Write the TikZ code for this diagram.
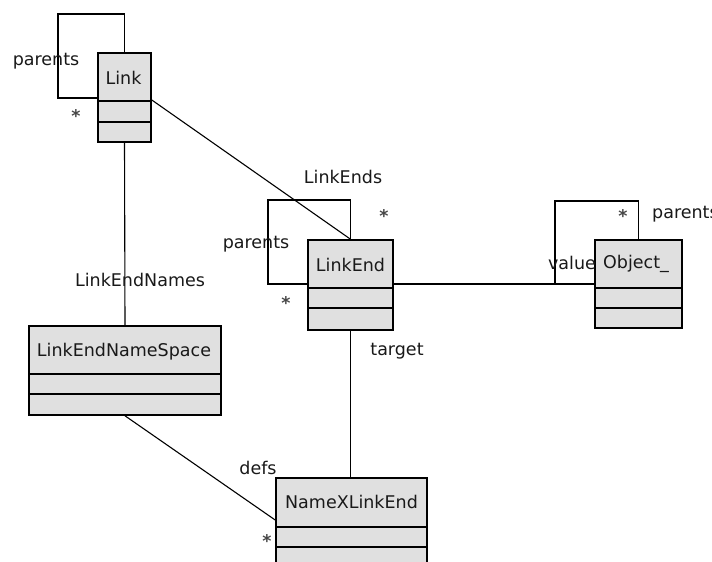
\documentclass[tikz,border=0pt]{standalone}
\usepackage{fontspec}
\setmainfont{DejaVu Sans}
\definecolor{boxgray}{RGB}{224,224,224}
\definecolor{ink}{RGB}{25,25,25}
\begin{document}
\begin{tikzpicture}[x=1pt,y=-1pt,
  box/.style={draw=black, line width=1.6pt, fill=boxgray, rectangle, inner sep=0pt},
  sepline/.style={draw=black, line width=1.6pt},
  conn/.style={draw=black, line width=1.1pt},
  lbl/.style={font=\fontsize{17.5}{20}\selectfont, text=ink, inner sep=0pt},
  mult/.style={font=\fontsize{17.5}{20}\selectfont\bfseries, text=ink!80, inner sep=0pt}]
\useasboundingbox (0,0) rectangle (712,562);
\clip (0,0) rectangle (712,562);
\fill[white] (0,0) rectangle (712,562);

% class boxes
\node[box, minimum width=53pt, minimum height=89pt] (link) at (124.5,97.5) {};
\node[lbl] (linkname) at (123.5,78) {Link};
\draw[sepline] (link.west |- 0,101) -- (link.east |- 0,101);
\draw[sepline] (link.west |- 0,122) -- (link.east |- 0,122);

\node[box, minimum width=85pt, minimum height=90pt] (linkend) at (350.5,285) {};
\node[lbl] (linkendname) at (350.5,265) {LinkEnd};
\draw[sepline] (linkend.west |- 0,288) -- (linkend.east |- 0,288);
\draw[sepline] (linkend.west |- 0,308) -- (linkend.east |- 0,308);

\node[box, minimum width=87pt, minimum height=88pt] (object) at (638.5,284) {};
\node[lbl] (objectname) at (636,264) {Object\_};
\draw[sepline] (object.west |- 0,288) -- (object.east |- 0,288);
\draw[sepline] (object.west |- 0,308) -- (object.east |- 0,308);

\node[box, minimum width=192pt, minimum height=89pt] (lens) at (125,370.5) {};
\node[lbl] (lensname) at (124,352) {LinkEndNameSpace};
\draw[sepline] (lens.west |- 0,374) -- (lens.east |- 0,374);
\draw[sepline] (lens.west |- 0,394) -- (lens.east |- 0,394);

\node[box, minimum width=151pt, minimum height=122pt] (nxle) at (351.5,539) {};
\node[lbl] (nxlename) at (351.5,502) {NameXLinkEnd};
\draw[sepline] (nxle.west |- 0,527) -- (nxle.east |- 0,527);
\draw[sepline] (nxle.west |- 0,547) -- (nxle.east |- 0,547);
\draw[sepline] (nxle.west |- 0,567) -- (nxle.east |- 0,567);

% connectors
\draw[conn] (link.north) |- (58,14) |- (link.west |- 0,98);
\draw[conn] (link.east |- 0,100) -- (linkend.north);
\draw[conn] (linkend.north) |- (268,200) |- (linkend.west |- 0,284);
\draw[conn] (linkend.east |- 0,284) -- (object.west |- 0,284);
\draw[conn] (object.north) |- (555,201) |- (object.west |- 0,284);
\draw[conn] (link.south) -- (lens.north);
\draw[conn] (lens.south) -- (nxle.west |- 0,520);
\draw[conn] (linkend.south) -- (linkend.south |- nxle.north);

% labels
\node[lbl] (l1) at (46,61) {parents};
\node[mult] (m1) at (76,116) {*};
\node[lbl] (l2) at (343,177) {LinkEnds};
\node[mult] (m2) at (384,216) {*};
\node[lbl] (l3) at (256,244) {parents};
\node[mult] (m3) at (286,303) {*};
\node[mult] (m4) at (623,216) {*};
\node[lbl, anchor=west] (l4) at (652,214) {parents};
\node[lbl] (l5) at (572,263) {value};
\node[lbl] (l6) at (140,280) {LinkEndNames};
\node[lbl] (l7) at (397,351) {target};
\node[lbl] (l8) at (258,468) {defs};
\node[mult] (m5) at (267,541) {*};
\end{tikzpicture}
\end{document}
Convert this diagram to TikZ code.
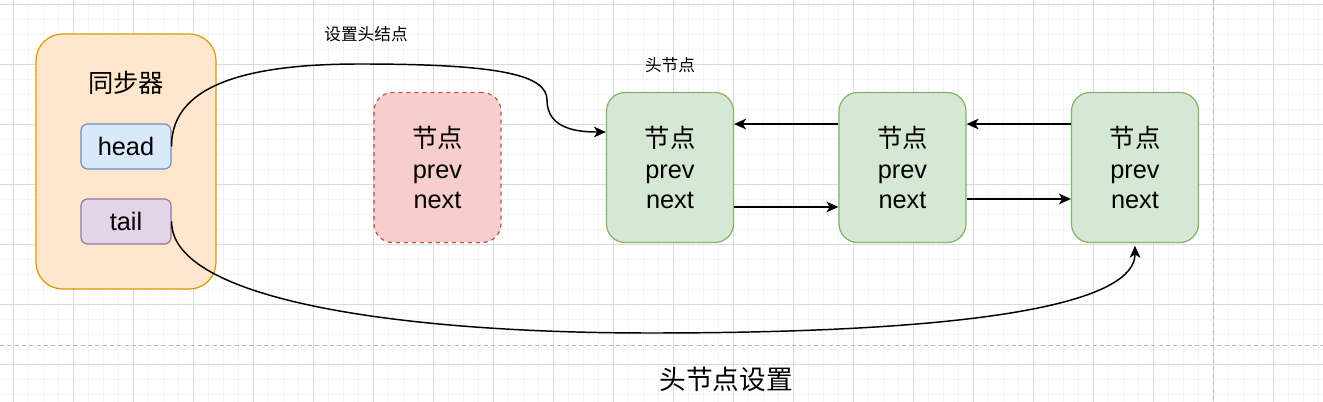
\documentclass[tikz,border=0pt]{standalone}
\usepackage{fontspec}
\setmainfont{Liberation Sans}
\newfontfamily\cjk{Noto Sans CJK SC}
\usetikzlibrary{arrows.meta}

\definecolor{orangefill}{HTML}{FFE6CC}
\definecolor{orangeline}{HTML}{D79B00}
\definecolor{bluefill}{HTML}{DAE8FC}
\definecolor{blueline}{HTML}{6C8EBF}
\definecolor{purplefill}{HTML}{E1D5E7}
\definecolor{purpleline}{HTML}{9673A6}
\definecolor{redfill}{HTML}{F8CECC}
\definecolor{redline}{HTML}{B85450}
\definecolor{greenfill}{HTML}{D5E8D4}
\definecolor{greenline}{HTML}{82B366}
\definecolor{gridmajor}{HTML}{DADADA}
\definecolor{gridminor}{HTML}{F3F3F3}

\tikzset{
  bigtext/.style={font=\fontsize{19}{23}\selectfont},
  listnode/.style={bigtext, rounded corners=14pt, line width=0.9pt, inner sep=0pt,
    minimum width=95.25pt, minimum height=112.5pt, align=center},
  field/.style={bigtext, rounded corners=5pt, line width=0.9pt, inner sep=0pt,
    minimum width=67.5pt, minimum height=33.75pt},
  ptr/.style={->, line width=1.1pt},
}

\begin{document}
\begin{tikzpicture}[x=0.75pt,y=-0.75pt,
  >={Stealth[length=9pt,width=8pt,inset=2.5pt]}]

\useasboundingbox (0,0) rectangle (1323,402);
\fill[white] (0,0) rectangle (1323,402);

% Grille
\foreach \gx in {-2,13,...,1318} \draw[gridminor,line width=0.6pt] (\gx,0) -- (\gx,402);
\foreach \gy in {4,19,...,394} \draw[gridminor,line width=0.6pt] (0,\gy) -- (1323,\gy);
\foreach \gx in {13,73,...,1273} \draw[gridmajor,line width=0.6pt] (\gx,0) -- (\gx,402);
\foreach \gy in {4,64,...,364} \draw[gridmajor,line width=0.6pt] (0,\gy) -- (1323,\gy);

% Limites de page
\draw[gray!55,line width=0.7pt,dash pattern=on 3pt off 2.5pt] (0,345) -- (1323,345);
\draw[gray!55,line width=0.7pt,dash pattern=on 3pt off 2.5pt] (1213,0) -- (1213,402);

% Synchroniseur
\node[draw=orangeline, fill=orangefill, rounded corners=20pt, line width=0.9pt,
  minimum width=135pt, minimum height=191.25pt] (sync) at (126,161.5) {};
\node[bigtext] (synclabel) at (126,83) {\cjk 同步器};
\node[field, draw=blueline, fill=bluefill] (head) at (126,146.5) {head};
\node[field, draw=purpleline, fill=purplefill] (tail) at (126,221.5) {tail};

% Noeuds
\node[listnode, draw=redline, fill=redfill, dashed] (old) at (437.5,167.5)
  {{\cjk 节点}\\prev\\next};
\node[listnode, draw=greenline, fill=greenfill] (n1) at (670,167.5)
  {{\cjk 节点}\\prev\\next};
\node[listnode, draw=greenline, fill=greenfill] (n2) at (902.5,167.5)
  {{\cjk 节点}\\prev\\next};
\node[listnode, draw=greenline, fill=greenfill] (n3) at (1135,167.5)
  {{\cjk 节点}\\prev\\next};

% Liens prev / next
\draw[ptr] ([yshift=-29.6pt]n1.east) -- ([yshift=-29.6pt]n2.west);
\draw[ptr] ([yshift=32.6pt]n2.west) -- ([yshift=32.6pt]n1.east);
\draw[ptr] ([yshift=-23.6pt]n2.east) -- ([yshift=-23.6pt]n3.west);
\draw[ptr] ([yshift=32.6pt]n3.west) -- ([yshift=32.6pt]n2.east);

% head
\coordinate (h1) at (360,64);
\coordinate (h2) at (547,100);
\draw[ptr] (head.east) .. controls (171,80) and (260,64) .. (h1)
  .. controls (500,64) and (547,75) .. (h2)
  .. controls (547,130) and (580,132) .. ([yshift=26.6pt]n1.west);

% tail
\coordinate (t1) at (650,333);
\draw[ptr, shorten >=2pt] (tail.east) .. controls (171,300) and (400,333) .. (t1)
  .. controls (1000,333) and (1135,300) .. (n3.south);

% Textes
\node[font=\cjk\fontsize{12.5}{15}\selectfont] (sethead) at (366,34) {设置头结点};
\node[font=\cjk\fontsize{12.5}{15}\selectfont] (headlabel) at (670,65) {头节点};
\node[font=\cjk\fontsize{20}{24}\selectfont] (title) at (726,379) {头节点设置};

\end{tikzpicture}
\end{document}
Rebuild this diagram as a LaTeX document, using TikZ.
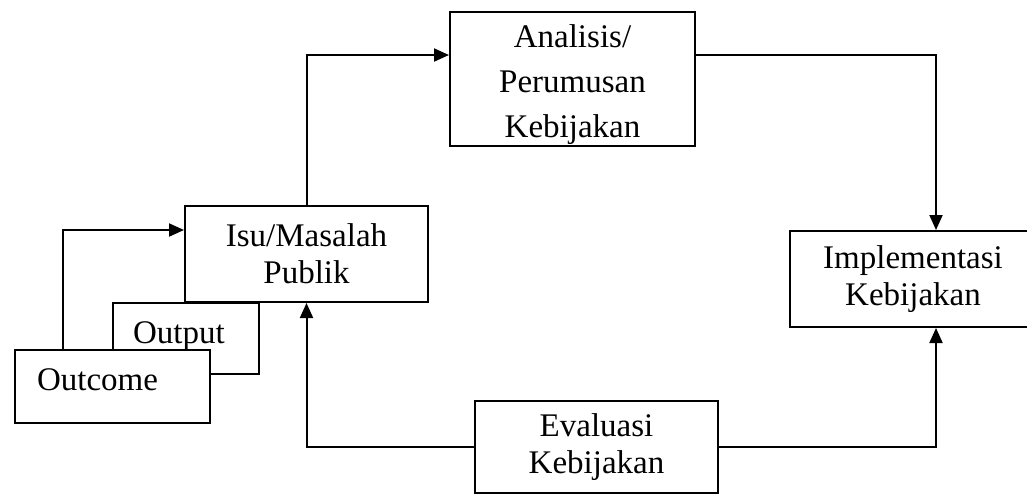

Directions: Take each line of the material that contains the word "this" and list it.

Full output:
Write the TikZ code for this diagram.
Convert this diagram to TikZ code.
Rebuild this diagram as a LaTeX document, using TikZ.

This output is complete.